Remember how Emily Dickinson had that poem about a poem being so good that it takes the top of your head clean off? That’s kind of the situation with Ballast, a collaborative effort between long running collage-core duo Sissy Spacek and even longer running “out there” outfit Smegma. It all started with six people (Smegma and Sissy Spacek members naturally) making rackets in Portland, LA and Cleveland, then John Wiese (who is a member of both groups) took charge of the recordings molding them into the maddening, impossibly precise slab of whizbang collage that it is today. In short, the LP issued by Phoenix’s Gilgongo (following last year’s CD release on Wiese’s Helicopter label) is a wild, heady ride like being on board a rollercoaster barreling through a modern art museum.
My favorite work from Wiese, at least up to this LP, is the record on PAN where he mangled Evan Parker’s saxophone.

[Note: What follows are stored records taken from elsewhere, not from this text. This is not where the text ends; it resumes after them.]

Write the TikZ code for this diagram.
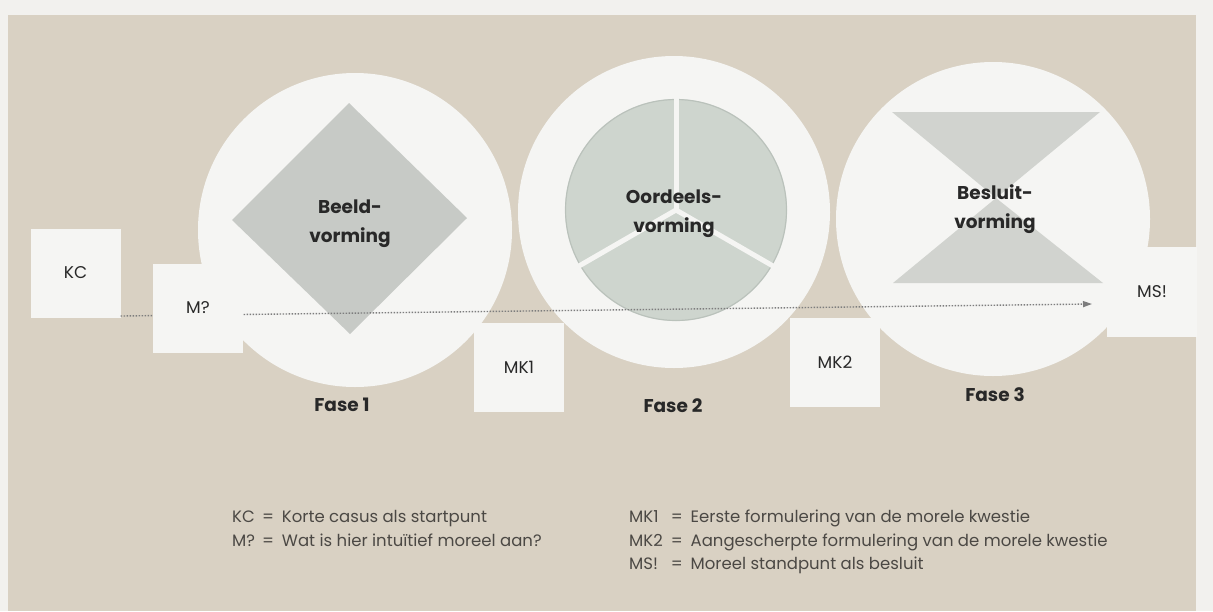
\documentclass[tikz,border=0pt]{standalone}
\usepackage{fontspec}
\setmainfont{Poppins}
\usetikzlibrary{arrows.meta}
\definecolor{paper}{RGB}{242,241,238}
\definecolor{bg}{RGB}{217,209,195}
\definecolor{discw}{RGB}{245,245,243}
\definecolor{diam}{RGB}{199,202,198}
\definecolor{pie}{RGB}{206,213,206}
\definecolor{pieedge}{RGB}{178,186,180}
\definecolor{hour}{RGB}{209,211,207}
\definecolor{ink}{RGB}{40,40,40}
\definecolor{legendink}{RGB}{75,72,68}
\definecolor{dotc}{RGB}{125,125,125}
\tikzset{
  discnode/.style={circle, fill=discw, inner sep=0pt, minimum size=#1},
  box/.style={rectangle, fill=discw, inner sep=0pt, minimum width=90pt, minimum height=89pt,
     font=\fontsize{17}{20}\selectfont, text=ink},
  phase/.style={align=center, font=\bfseries\fontsize{18.5}{29}\selectfont, text=ink},
  fase/.style={font=\bfseries\fontsize{18.5}{20}\selectfont, text=ink},
  legend/.style={anchor=north west, inner sep=0pt, font=\fontsize{16.5}{23.5}\selectfont, text=legendink},
  flow/.style={draw=dotc, line width=1.4pt, dash pattern=on 1.4pt off 1.6pt,
     -{Triangle[length=9pt,width=6pt,fill=dotc]}},
  divider/.style={draw=discw, line width=5pt},
}
\begin{document}
\begin{tikzpicture}[x=1pt,y=-1pt]
\useasboundingbox (0,0) rectangle (1213,611);
\fill[paper] (0,0) rectangle (1213,611);
\fill[bg] (8,15) rectangle (1196,611);

% discs
\node[discnode=314pt] (c1) at (355,230) {};
\node[discnode=312pt] (c2) at (674,212) {};
\node[discnode=314pt] (c3) at (993,219) {};

% phase 1: diamond
\fill[diam] (349,103) -- (467,218) -- (350,334) -- (232,220) -- cycle;
% phase 2: three-part disc
\fill[pie] (676,210) circle[radius=111pt];
\draw[pieedge, line width=1.2pt, opacity=0.7] (676,210) circle[radius=110.5pt];
\foreach \a in {90,210,330}
  \draw[divider] (676,210) -- ++(\a:114pt);
% phase 3: hourglass
\fill[hour] (892,112) -- (1100,112) -- (996,198) -- cycle;
\fill[hour] (996,198) -- (1103,283) -- (893,283) -- cycle;

% phase texts
\node[phase] (p1) at (350,224) {Beeld-\\vorming};
\node[phase] (p2) at (674,214) {Oordeels-\\vorming};
\node[phase] (p3) at (995,209) {Besluit-\\vorming};

\node[fase] (f1) at (342,405) {Fase 1};
\node[fase] (f2) at (673,406) {Fase 2};
\node[fase] (f3) at (995,395) {Fase 3};

% boxes and flow line
\node[box] (kc) at (75.5,273) {KC};
\coordinate (startY) at (0,316);
\coordinate (tip) at (1092,304);
\draw[flow] (kc.east |- startY) -- (tip);

\node[box] (mq) at (198,308) {M?};
\node[box] (mk1) at (519,367) {MK1};
\node[box] (mk2) at (835,362) {MK2};
\node[box, minimum height=90pt] (ms) at (1152,292) {MS!};

% legend
\node[legend] (lg1) at (232,506) {\begin{tabular}{@{}l@{\hspace{7pt}=\hspace{8pt}}l@{}}
KC & Korte casus als startpunt\\
M? & Wat is hier intuïtief moreel aan?
\end{tabular}};
\node[legend] (lg2) at (629,506) {\begin{tabular}{@{}l@{\hspace{8pt}=\hspace{8pt}}l@{}}
MK1 & Eerste formulering van de morele kwestie\\
MK2 & Aangescherpte formulering van de morele kwestie\\
MS! & Moreel standpunt als besluit
\end{tabular}};
\end{tikzpicture}
\end{document}
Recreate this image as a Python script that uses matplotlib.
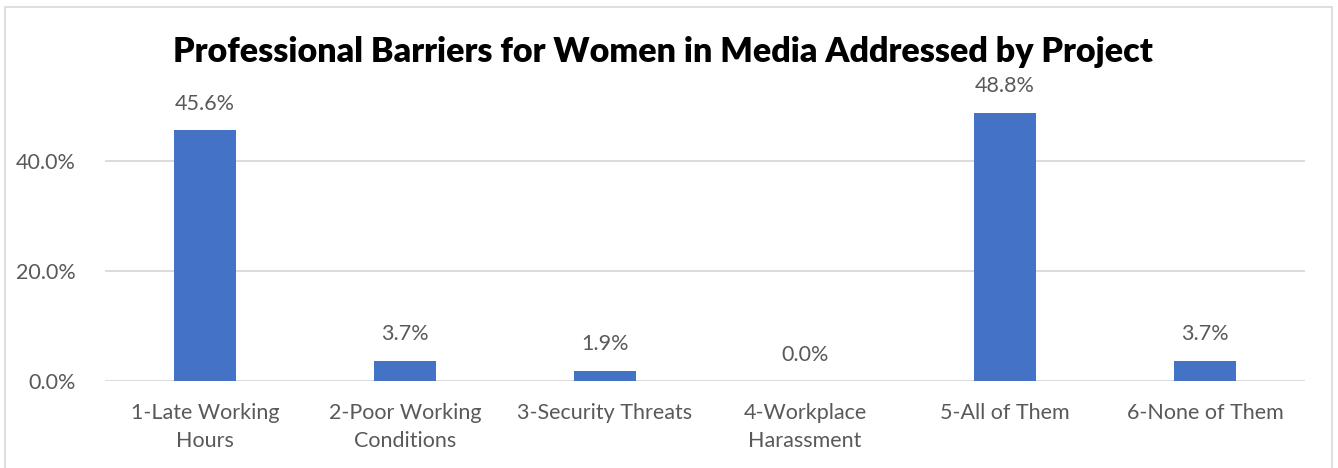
import matplotlib
matplotlib.use("Agg")
import matplotlib.pyplot as plt
from matplotlib.patches import Rectangle
from matplotlib.ticker import FuncFormatter

categories = ["1-Late Working\nHours", "2-Poor Working\nConditions", "3-Security Threats",
              "4-Workplace\nHarassment", "5-All of Them", "6-None of Them"]
values = [45.6, 3.7, 1.9, 0.0, 48.8, 3.7]
yticks = [0, 20, 40]

BAR = "#4472C4"
GRID = "#D9D9D9"
TXT = "#595959"
FONT = ["Lato", "DejaVu Sans"]

W, H = 1338, 468
fig = plt.figure(figsize=(W / 100, H / 100), dpi=100)
fig.patch.set_facecolor("white")

# chart frame
fig.patches.append(Rectangle((5 / W, -0.05), (1332 - 5) / W, 1.05 - 7 / H,
                             transform=fig.transFigure, fill=False,
                             edgecolor=GRID, linewidth=1.2))

left, right, bottom, top = 105 / W, 1305 / W, 1 - 381 / H, 1 - 106 / H
ax = fig.add_axes([left, bottom, right - left, top - bottom])

x = range(len(categories))
ax.bar(x, values, width=0.31, color=BAR, zorder=3)

ax.set_xlim(-0.5, len(categories) - 0.5)
ax.set_ylim(0, 50)
ax.set_yticks(yticks)
ax.yaxis.set_major_formatter(FuncFormatter(lambda v, _: f"{v:.1f}%"))
ax.grid(axis="y", color=GRID, linewidth=1.3, zorder=0)
for s in ax.spines.values():
    s.set_visible(False)
ax.tick_params(length=0)
ax.tick_params(axis="y", pad=21, labelsize=15.5, labelcolor=TXT)
ax.tick_params(axis="x", pad=16, labelsize=15.5, labelcolor=TXT)
ax.set_xticks(list(x))
ax.set_xticklabels(categories, linespacing=1.5)
for lab in ax.get_xticklabels() + ax.get_yticklabels():
    lab.set_fontfamily(FONT)

for xi, v in zip(x, values):
    ax.annotate(f"{v:.1f}%", (xi, v), xytext=(0, 19), textcoords="offset points",
                ha="center", va="center", fontsize=15.5, color=TXT, family=FONT)

fig.text(663 / W, 1 - 52 / H, "Professional Barriers for Women in Media Addressed by Project",
         ha="center", va="center", fontsize=24.5, fontweight="heavy", color="black",
         family=FONT)

fig.savefig("out.png", dpi=100)
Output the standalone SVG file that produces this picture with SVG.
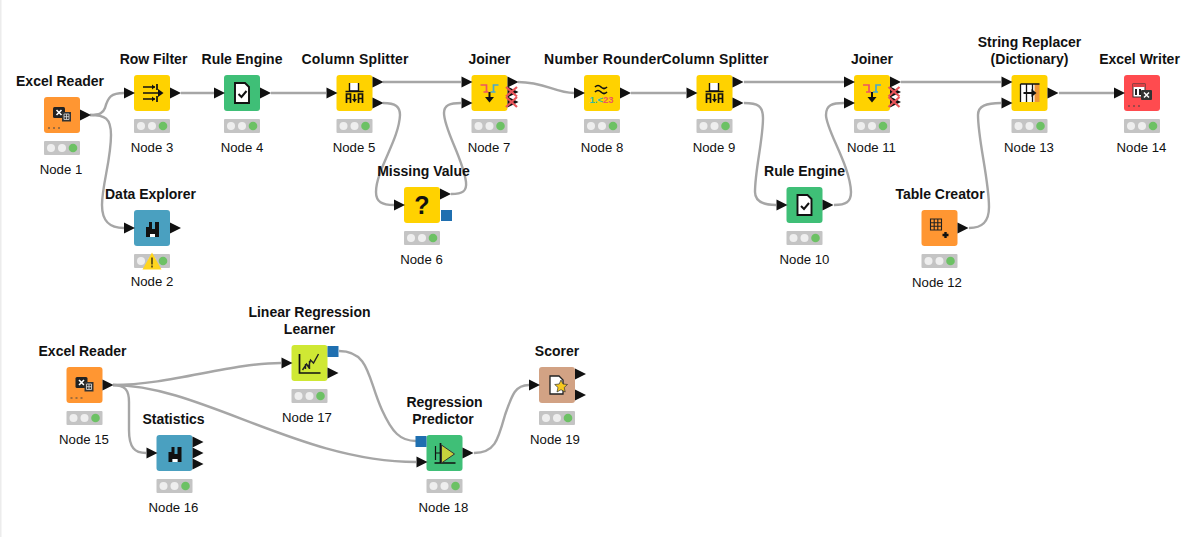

Much to my delight there’s some saxophone mangling on Ballast, but that’s not all. Far from it. Wiese is editing from a wide variety of source audio: percussion, horns, slack strings, synthetic sounds, processed audio, field recordings, vocal scree, sampled music, and so much more I’ve forgotten or haven’t picked out yet. In the span of a few seconds you’ll hear an avant-garde jazz excursion, a harsh noise tape, and a dub record crashing headlong into one another inside Wiese’s super collider. I’m definitely reminded of the junk-scrape collage works of personal hero Brian Ruryk, but the range of source audio is so much broader here. Furthermore, the play within the stereo field is fantastic, a joy in a good pair of headphones and certainly worth rejiggering your home stereo to have the speakers positioned as far away as possible on opposing ends of the room
There is so much fine detail, delivered at such a breakneck pace that it’s truly mind boggling. An endless well of pleasures. This rules!